*WORK INSTRUCTIONS:*
All lines from the beginning of the listing through the line with "290, 318, 250, 238, 234, 234];" are to be copied word for word; the pictures are not.

*AVAILABLE DATA:*
====================

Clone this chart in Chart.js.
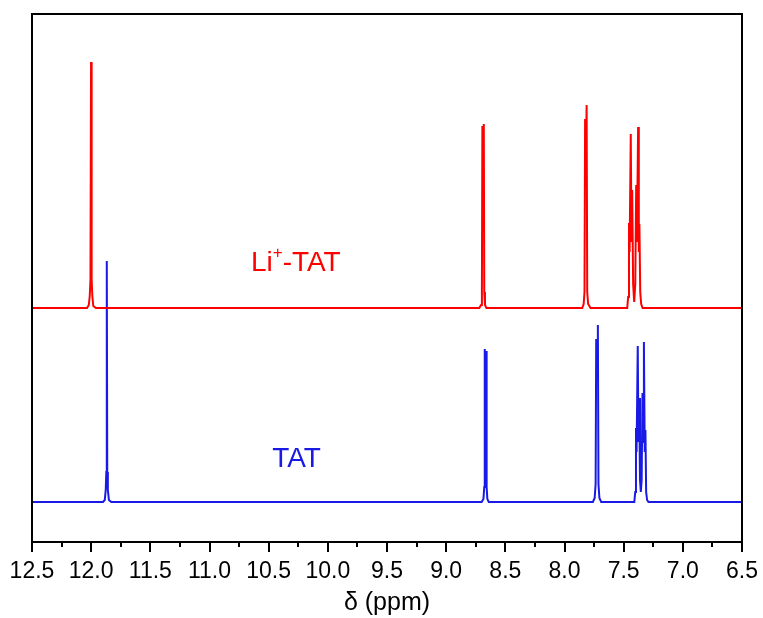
<!DOCTYPE html>
<html lang="en">
<head>
    <meta charset="UTF-8">
    <title>1H NMR: TAT and Li+-TAT</title>
    <style>
body {
    margin: 0;
    padding: 0;
    background-color: #fff;
}

#chart-container {
    width: 763px;
    height: 618px;
    position: relative;
}
    </style>
</head>
<body>
    <div id="chart-container">
        <canvas id="nmrChart"></canvas>
    </div>

    <script src="https://cdn.jsdelivr.net/npm/chart.js"></script>
    <script>
        // Li+-TAT spectrum (upper trace): chemical shift (ppm) and intensity
        const liTatPpm = [12.5, 12.10, 12.035, 12.02, 12.012, 12.006, 12.001, 11.996, 11.99, 11.982, 11.96,
            8.72, 8.705, 8.698, 8.694, 8.688, 8.682, 8.678, 8.672, 8.66,
            7.85, 7.838, 7.831, 7.826, 7.819, 7.813, 7.808, 7.800, 7.78,
            7.47, 7.462, 7.455, 7.450, 7.440, 7.434, 7.428, 7.420, 7.411, 7.402, 7.394, 7.388, 7.378,
            7.372, 7.367, 7.360, 7.352, 7.34, 6.5];
        const liTatInt = [234, 234, 234, 237, 246, 262, 480, 262, 246, 236, 234,
            234, 237, 250, 416, 360, 418, 250, 237, 234,
            234, 238, 250, 423, 380, 437, 250, 238, 234,
            234, 245, 319, 290, 408, 300, 352, 258, 240, 258, 357, 300, 415,
            290, 318, 250, 238, 234, 234];

        // TAT spectrum (lower trace)
        const tatPpm = [12.5, 11.90, 11.885, 11.877, 11.872, 11.868, 11.864, 11.859, 11.85, 11.83,
            8.70, 8.685, 8.678, 8.674, 8.668, 8.662, 8.658, 8.652, 8.64,
            7.76, 7.745, 7.737, 7.732, 7.725, 7.718, 7.713, 7.705, 7.69,
            7.41, 7.402, 7.396, 7.391, 7.381, 7.375, 7.369, 7.362, 7.355, 7.348, 7.341, 7.335, 7.329,
            7.322, 7.316, 7.310, 7.302, 7.29, 6.5];
        const tatInt = [40, 40, 42, 52, 70, 281, 70, 52, 42, 40,
            40, 43, 55, 193, 160, 191, 55, 43, 40,
            40, 44, 58, 203, 170, 217, 58, 44, 40,
            40, 50, 114, 90, 196, 100, 144, 62, 50, 62, 149, 100, 200,
            90, 112, 50, 42, 40, 40];

        // x axis ticks
        const xMin = 6.5;
        const xMax = 12.5;
        const majorStep = 0.5;
        const minorStep = 0.25;

        // Trace labels, placed in data units
        const traceLabels = [
            { name: 'Li-TAT', ppm: 10.65, y: 279, color: '#ff0000' },
            { name: 'TAT', ppm: 10.47, y: 83, color: '#1a1ae6' }
        ];

        const FONT = "'Liberation Sans', Arial, sans-serif";

        function toPoints(xs, ys) {
            return xs.map((x, i) => ({ x: x, y: ys[i] }));
        }

        // Draws the box, outward ticks and trace labels
        const framePlugin = {
            id: 'frame',
            afterDraw(chart) {
                const ctx = chart.ctx;
                const area = chart.chartArea;
                const xs = chart.scales.x;
                ctx.save();
                ctx.strokeStyle = '#000';
                ctx.lineWidth = 2;
                ctx.strokeRect(area.left, area.top, area.right - area.left, area.bottom - area.top);

                ctx.beginPath();
                for (let v = xMin; v <= xMax + 1e-9; v += minorStep) {
                    const px = Math.round(xs.getPixelForValue(v));
                    const major = Math.abs(v / majorStep - Math.round(v / majorStep)) < 1e-6;
                    ctx.moveTo(px, area.bottom);
                    ctx.lineTo(px, area.bottom + (major ? 10 : 5));
                }
                ctx.stroke();

                const ys = chart.scales.y;
                ctx.textBaseline = 'middle';
                ctx.textAlign = 'left';
                traceLabels.forEach(lab => {
                    const px = xs.getPixelForValue(lab.ppm);
                    const py = ys.getPixelForValue(lab.y);
                    ctx.fillStyle = lab.color;
                    ctx.font = '28px ' + FONT;
                    if (lab.name === 'Li-TAT') {
                        ctx.fillText('Li', px, py);
                        let w = ctx.measureText('Li').width;
                        ctx.font = '17px ' + FONT;
                        ctx.fillText('+', px + w, py - 10);
                        w += ctx.measureText('+').width;
                        ctx.font = '28px ' + FONT;
                        ctx.fillText('-TAT', px + w, py);
                    } else {
                        ctx.fillText(lab.name, px, py);
                    }
                });
                ctx.restore();
            }
        };

        const ctx = document.getElementById('nmrChart').getContext('2d');
        const chart = new Chart(ctx, {
            type: 'scatter',
            data: {
                datasets: [
                    {
                        label: 'Li+-TAT',
                        data: toPoints(liTatPpm, liTatInt),
                        showLine: true,
                        borderColor: '#ff0000',
                        borderWidth: 2,
                        pointRadius: 0,
                        tension: 0
                    },
                    {
                        label: 'TAT',
                        data: toPoints(tatPpm, tatInt),
                        showLine: true,
                        borderColor: '#1a1ae6',
                        borderWidth: 2,
                        pointRadius: 0,
                        tension: 0
                    }
                ]
            },
            options: {
                responsive: true,
                maintainAspectRatio: false,
                animation: false,
                layout: {
                    padding: { left: 32, right: 21, top: 14, bottom: 0 }
                },
                plugins: {
                    legend: { display: false },
                    tooltip: { enabled: false }
                },
                scales: {
                    x: {
                        type: 'linear',
                        reverse: true,
                        min: xMin,
                        max: xMax,
                        grid: { display: false, drawTicks: false },
                        border: { display: false },
                        ticks: {
                            stepSize: majorStep,
                            padding: 16,
                            color: '#000',
                            font: { family: FONT, size: 23 },
                            callback: v => v.toFixed(1)
                        },
                        title: {
                            display: true,
                            text: 'δ (ppm)',
                            color: '#000',
                            font: { family: FONT, size: 25 },
                            padding: { top: 6, bottom: 0 }
                        },
                        afterFit(scale) {
                            scale.height = 76;
                            scale.paddingLeft = 0;
                            scale.paddingRight = 0;
                        }
                    },
                    y: {
                        display: false,
                        min: 0,
                        max: 528
                    }
                }
            },
            plugins: [framePlugin]
        });
    </script>
</body>
</html>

====================

*IN RESPONSE:*
Clone this chart in Chart.js.
<!DOCTYPE html>
<html lang="en">
<head>
    <meta charset="UTF-8">
    <title>1H NMR: TAT and Li+-TAT</title>
    <style>
body {
    margin: 0;
    padding: 0;
    background-color: #fff;
}

#chart-container {
    width: 763px;
    height: 618px;
    position: relative;
}
    </style>
</head>
<body>
    <div id="chart-container">
        <canvas id="nmrChart"></canvas>
    </div>

    <script src="https://cdn.jsdelivr.net/npm/chart.js"></script>
    <script>
        // Li+-TAT spectrum (upper trace): chemical shift (ppm) and intensity
        const liTatPpm = [12.5, 12.10, 12.035, 12.02, 12.012, 12.006, 12.001, 11.996, 11.99, 11.982, 11.96,
            8.72, 8.705, 8.698, 8.694, 8.688, 8.682, 8.678, 8.672, 8.66,
            7.85, 7.838, 7.831, 7.826, 7.819, 7.813, 7.808, 7.800, 7.78,
            7.47, 7.462, 7.455, 7.450, 7.440, 7.434, 7.428, 7.420, 7.411, 7.402, 7.394, 7.388, 7.378,
            7.372, 7.367, 7.360, 7.352, 7.34, 6.5];
        const liTatInt = [234, 234, 234, 237, 246, 262, 480, 262, 246, 236, 234,
            234, 237, 250, 416, 360, 418, 250, 237, 234,
            234, 238, 250, 423, 380, 437, 250, 238, 234,
            234, 245, 319, 290, 408, 300, 352, 258, 240, 258, 357, 300, 415,
            290, 318, 250, 238, 234, 234];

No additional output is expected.